Now as we have to factorize ${{a}^{3}}-{{b}^{3}}+{{c}^{3}}+3abc$, we have to replace ${{a}^{3}}-{{b}^{3}}+{{c}^{3}}+3abc$ with ${{a}^{3}}+{{\left( -b \right)}^{3}}+{{c}^{3}}-3a\left( -b \right)c$, so that it could be in the form of ${{a}^{3}}+{{b}^{3}}+{{c}^{3}}-3abc$, where we can use the formula ${{a}^{3}}+{{b}^{3}}+{{c}^{3}}-3abc=\left( a+b+c \right)\left( {{a}^{2}}+{{b}^{2}}+{{c}^{2}}-ab-bc-ac \right)$.

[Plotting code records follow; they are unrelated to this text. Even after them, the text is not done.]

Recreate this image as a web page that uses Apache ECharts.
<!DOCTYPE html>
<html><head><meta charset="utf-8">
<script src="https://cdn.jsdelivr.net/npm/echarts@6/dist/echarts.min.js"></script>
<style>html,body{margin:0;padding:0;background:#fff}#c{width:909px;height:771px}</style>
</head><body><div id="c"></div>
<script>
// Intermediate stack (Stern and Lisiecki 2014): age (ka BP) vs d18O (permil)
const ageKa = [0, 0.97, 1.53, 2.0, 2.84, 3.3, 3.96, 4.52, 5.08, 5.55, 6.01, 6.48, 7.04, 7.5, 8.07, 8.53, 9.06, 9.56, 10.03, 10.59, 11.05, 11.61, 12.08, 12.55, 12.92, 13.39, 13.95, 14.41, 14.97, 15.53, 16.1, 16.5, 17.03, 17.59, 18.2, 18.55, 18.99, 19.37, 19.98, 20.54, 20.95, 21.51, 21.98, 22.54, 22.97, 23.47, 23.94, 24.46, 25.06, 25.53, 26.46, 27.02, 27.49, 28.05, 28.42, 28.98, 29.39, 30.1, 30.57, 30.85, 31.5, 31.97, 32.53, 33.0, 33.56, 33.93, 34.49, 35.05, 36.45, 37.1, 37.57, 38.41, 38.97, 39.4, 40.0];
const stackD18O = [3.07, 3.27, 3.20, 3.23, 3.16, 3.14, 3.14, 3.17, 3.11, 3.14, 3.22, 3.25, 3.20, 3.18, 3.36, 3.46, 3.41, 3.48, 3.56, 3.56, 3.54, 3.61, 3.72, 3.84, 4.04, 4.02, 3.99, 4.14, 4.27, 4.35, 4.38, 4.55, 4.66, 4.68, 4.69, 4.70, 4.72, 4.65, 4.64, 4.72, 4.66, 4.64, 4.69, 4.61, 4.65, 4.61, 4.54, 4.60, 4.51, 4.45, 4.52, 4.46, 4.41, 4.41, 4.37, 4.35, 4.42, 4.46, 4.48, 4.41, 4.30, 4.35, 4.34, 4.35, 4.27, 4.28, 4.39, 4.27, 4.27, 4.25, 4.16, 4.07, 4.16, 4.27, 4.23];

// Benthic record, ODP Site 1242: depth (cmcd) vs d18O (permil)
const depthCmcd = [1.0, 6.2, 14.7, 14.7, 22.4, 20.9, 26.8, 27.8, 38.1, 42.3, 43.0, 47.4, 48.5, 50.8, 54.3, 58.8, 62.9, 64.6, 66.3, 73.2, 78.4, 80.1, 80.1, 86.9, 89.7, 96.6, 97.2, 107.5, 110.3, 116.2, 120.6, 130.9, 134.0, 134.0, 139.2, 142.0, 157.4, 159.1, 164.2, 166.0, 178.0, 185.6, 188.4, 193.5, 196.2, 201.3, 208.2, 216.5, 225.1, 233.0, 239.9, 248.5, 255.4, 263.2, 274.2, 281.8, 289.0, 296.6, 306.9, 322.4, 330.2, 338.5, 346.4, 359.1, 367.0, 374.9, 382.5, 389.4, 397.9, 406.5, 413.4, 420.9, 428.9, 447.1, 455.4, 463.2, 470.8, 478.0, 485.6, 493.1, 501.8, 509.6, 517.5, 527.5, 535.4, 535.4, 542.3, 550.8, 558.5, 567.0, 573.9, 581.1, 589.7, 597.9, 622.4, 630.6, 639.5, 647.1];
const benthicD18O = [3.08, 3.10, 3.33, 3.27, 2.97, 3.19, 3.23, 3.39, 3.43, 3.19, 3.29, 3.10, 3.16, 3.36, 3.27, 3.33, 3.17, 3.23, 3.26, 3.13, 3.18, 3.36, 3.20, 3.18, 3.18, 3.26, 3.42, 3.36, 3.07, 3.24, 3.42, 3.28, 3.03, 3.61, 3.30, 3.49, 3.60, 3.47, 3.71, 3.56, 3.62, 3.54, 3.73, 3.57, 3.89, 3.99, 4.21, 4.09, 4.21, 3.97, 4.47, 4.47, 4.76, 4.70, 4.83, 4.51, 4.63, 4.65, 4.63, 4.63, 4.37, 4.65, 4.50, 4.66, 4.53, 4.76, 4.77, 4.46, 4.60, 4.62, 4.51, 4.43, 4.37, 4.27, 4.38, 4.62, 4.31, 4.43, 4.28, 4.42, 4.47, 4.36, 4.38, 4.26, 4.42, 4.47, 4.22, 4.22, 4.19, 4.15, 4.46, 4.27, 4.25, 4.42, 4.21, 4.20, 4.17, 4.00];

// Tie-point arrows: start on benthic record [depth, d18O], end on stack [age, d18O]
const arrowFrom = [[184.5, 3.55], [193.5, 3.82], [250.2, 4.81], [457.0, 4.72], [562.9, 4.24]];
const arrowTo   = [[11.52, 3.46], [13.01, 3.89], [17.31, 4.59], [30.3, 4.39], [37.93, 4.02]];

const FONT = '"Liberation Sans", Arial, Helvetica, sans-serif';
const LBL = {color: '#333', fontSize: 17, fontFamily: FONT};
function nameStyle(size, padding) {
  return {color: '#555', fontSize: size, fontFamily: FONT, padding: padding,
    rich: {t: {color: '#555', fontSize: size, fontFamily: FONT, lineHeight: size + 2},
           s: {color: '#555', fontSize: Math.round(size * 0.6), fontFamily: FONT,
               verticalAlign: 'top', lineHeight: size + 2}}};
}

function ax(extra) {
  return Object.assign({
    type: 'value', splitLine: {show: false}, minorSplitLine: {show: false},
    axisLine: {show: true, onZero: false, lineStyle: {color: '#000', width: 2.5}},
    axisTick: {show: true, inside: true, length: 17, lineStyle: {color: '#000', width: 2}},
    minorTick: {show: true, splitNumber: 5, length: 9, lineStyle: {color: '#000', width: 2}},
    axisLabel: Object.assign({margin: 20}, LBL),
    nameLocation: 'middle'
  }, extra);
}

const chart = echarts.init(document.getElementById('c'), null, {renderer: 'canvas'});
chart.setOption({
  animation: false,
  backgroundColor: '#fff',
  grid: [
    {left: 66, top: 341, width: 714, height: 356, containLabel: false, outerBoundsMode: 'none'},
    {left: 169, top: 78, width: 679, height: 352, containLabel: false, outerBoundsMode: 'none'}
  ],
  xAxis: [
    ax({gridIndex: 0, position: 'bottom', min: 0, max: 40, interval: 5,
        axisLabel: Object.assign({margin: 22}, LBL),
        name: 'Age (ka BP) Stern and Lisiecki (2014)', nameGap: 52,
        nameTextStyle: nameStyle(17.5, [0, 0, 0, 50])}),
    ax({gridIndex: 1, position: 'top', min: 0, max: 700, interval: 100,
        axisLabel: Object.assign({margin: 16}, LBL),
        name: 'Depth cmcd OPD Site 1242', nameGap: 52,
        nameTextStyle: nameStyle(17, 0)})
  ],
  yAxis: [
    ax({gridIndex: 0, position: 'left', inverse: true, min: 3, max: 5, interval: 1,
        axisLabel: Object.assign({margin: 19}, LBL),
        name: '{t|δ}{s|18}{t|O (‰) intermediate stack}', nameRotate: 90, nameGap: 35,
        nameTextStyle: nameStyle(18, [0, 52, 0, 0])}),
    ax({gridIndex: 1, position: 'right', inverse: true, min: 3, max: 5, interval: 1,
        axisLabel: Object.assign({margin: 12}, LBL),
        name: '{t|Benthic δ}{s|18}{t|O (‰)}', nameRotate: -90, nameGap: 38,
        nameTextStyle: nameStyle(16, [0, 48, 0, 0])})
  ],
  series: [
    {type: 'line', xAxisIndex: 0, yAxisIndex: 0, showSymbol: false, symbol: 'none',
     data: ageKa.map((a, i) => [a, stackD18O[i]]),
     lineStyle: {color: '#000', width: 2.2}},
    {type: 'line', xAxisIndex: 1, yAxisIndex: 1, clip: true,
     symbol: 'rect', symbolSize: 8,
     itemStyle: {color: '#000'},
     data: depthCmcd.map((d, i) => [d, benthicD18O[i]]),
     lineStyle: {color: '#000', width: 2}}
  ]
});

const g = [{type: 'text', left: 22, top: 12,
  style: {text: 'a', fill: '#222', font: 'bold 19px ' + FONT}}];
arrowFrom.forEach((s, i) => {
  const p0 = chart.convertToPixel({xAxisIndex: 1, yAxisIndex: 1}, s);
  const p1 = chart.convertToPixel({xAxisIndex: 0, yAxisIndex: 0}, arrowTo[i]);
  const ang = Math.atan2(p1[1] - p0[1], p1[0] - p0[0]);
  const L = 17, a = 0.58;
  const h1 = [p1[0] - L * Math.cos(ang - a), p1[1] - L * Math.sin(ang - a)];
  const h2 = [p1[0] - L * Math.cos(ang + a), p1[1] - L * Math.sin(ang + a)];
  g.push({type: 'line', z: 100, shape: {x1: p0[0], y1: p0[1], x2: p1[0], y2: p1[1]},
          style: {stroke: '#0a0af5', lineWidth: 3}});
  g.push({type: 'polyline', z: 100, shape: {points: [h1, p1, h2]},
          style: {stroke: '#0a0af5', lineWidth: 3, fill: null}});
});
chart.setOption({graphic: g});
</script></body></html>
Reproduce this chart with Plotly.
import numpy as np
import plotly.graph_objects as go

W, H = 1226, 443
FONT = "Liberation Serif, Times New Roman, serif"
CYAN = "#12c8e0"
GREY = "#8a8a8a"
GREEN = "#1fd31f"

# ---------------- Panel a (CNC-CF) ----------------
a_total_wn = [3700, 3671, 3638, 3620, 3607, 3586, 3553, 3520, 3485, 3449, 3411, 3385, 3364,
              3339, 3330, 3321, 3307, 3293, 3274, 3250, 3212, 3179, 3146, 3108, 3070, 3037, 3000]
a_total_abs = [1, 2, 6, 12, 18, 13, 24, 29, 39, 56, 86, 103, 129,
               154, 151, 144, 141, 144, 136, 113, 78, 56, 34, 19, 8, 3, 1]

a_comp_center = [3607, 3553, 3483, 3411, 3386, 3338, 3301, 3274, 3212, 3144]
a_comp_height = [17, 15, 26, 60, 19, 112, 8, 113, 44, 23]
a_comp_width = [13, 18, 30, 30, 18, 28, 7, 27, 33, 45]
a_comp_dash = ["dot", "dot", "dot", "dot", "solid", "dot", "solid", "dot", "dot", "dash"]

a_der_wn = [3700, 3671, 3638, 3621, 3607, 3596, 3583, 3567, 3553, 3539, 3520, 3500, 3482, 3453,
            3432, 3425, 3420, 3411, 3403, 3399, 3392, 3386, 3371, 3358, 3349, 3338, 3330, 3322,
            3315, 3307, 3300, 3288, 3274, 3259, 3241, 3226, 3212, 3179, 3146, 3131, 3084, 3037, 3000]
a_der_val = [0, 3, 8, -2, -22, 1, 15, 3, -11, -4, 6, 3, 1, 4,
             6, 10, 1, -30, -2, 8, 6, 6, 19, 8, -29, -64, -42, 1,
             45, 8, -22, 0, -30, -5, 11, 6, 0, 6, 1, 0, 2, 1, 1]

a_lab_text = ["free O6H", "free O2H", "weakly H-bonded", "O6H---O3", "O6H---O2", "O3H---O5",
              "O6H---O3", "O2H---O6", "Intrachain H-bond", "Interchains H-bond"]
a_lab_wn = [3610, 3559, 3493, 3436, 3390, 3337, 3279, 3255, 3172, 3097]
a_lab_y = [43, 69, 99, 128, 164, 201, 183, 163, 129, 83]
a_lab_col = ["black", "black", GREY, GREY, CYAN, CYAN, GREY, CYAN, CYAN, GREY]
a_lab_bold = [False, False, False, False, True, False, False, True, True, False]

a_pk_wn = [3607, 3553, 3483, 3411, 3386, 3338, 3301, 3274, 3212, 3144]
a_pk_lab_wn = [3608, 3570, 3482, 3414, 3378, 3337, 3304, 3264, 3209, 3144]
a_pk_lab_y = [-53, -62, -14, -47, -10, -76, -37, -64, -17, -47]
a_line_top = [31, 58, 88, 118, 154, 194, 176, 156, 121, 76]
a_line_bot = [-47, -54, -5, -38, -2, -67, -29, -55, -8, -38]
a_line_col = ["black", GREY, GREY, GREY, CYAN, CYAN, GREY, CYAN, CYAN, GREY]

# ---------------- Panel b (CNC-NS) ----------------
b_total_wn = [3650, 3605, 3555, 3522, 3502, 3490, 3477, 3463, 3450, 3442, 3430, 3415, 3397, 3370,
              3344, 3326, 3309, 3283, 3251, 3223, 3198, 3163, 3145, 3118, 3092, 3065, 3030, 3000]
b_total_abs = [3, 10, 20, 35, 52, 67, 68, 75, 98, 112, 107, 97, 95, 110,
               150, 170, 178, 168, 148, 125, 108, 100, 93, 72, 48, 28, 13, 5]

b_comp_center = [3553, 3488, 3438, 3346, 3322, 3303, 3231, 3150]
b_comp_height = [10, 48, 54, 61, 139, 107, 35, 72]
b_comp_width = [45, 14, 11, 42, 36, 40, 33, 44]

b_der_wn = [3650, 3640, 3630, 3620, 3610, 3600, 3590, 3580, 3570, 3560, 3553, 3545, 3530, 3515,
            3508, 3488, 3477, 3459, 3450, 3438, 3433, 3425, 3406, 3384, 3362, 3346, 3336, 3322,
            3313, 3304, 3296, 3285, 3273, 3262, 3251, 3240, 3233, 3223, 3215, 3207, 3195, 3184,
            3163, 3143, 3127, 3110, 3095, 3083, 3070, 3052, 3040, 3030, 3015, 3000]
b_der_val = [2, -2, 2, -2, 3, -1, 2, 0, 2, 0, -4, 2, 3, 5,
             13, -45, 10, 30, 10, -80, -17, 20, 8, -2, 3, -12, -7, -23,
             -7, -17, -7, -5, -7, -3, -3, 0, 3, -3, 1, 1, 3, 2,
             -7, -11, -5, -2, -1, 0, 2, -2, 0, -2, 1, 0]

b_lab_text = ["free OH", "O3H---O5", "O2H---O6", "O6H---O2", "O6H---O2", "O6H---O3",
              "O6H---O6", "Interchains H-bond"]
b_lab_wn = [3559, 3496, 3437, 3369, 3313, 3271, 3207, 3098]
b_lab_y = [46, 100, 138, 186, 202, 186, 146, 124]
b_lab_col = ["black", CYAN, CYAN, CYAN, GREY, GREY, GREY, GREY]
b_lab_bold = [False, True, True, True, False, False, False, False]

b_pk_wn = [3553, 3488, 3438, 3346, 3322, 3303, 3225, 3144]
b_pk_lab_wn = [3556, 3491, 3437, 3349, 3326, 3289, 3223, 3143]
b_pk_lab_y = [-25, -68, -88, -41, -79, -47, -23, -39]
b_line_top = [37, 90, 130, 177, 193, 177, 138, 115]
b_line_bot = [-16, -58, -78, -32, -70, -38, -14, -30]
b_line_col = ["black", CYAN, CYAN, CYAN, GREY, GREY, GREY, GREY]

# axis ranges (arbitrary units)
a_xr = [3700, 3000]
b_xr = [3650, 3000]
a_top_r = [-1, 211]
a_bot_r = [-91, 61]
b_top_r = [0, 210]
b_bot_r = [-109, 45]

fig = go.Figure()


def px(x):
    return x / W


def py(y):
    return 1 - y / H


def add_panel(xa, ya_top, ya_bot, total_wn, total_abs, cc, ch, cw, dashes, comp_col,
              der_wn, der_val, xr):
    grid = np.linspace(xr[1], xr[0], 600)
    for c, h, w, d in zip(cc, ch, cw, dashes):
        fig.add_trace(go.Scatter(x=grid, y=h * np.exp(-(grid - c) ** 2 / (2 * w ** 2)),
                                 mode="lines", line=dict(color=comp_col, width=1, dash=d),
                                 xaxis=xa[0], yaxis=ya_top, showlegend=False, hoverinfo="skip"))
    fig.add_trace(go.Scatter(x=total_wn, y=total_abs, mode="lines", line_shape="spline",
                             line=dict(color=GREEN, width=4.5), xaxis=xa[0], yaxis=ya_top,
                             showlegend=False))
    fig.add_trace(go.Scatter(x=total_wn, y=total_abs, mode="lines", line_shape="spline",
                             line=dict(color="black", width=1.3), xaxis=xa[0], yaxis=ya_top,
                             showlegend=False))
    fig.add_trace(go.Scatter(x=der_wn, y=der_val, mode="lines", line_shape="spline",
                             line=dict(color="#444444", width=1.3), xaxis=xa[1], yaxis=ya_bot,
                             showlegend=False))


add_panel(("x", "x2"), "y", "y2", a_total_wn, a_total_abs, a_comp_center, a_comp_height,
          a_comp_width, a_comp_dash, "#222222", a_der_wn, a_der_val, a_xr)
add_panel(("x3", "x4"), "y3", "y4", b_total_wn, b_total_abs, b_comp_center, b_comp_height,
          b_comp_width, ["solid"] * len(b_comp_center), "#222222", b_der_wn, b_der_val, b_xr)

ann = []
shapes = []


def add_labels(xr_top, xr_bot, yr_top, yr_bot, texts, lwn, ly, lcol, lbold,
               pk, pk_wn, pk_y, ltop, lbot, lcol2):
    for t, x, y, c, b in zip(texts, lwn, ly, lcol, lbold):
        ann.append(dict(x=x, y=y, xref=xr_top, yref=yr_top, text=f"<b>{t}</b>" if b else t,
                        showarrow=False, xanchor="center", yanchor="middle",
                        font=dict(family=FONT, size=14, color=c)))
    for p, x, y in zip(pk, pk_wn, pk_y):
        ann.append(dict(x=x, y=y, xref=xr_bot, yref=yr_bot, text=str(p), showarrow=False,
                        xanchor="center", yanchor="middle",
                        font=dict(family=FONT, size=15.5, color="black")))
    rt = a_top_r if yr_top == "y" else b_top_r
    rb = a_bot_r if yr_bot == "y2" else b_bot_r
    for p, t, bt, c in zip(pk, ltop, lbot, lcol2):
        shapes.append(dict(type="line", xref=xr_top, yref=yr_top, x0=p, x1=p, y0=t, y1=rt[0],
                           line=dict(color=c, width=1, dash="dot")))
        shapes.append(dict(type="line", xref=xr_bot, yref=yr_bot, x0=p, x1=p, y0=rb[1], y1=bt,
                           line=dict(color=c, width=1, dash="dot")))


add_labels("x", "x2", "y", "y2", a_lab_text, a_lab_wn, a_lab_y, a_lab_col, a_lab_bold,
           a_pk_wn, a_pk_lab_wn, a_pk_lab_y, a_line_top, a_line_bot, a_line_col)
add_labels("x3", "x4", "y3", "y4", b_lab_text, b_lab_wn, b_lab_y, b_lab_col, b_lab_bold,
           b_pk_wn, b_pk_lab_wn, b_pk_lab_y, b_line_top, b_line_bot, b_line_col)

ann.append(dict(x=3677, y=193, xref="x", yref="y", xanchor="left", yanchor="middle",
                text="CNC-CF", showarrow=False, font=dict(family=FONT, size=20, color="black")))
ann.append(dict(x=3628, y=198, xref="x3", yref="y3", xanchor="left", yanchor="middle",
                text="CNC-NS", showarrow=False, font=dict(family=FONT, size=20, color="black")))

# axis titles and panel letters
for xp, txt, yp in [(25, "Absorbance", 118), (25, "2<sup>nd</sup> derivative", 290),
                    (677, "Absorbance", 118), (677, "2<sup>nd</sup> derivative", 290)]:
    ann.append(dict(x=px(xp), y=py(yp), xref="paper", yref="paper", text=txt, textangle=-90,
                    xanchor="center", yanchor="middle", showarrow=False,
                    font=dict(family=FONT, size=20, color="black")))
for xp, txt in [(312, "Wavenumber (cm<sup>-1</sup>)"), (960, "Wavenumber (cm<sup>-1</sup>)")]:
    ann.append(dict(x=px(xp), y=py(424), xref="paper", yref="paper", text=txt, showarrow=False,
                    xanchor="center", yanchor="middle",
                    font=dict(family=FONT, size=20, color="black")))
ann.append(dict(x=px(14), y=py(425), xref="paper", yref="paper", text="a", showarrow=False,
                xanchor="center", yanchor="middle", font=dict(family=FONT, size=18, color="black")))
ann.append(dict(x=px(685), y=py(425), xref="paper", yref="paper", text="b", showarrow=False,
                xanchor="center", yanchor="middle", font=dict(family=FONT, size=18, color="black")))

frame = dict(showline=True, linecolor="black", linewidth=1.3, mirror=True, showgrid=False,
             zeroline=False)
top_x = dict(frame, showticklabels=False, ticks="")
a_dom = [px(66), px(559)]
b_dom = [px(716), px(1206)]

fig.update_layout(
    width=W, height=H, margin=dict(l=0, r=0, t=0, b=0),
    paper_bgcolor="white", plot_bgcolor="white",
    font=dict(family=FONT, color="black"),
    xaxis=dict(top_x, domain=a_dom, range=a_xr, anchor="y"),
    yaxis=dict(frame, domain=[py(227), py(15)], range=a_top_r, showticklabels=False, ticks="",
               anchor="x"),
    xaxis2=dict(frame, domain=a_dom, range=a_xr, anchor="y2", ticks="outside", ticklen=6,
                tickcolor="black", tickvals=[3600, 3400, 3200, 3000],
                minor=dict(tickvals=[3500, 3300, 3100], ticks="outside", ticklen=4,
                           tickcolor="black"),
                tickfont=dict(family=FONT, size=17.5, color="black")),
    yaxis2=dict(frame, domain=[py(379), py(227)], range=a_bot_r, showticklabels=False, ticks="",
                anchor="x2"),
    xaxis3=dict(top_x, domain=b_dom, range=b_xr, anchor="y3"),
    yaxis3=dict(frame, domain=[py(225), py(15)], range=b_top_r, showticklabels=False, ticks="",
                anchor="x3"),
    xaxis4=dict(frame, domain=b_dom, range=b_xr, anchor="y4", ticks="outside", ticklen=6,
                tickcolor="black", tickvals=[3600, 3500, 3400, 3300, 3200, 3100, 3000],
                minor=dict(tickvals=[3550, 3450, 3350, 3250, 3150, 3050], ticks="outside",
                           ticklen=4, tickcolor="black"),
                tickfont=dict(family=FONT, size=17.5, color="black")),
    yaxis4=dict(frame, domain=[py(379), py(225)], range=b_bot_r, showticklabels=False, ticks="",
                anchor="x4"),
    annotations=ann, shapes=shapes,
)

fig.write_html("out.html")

$\therefore {{a}^{3}}-{{b}^{3}}+{{c}^{3}}+3abc={{a}^{3}}+{{\left( -b \right)}^{3}}+{{c}^{3}}-3a\left( -b \right)c$
Now using the formula ${{a}^{3}}+{{b}^{3}}+{{c}^{3}}-3abc=\left( a+b+c \right)\left( {{a}^{2}}+{{b}^{2}}+{{c}^{2}}-ab-bc-ac \right)$, we get:
$\Rightarrow {{a}^{3}}+{{\left( -b \right)}^{3}}+{{c}^{3}}-3a\left( -b \right)c=\left( a-b+c \right)\left( {{a}^{2}}+{{\left( -b \right)}^{2}}+{{c}^{2}}-a\left( -b \right)-\left( -b \right)c-ca \right)$
$\Rightarrow {{a}^{3}}-{{b}^{3}}+{{c}^{3}}+3abc=\left( a-b+c \right)\left( {{a}^{2}}+{{b}^{2}}+{{c}^{2}}+ab+bc-ac \right)$
Therefore, after resolving ${{a}^{3}}-{{b}^{3}}+{{c}^{3}}+3abc$ into factors we get: $\left( a-b+c \right)\left( {{a}^{2}}+{{b}^{2}}+{{c}^{2}}+ab+bc-ac \right)$
Hence, the answer is $\left( a-b+c \right)\left( {{a}^{2}}+{{b}^{2}}+{{c}^{2}}+ab+bc-ac \right)$.

Note: We must not forget to replace ${{a}^{3}}-{{b}^{3}}+{{c}^{3}}+3abc$ with ${{a}^{3}}+{{\left( -b \right)}^{3}}+{{c}^{3}}-3a\left( -b \right)c$, because only then it will be in the form of ${{a}^{3}}+{{b}^{3}}+{{c}^{3}}-3abc$ and we can apply the formula ${{a}^{3}}+{{b}^{3}}+{{c}^{3}}-3abc=\left( a+b+c \right)\left( {{a}^{2}}+{{b}^{2}}+{{c}^{2}}-ab-bc-ac \right)$ without having any confusion regarding the signs. In the problems of factorization, we must try to take the terms common wherever possible. We must try to simplify the problem before applying all the formulas related to the problems. Remember that the formula ${{a}^{3}}+{{b}^{3}}={{\left( a+b \right)}^{3}}-3ab\left( a+b \right)$ can also be written in the form of ${{a}^{3}}+{{b}^{3}}=\left( a+b \right)\left( {{a}^{2}}+{{b}^{2}}-ab \right)$, therefore, we must be careful with these forms because some questions can only be solved using the first form.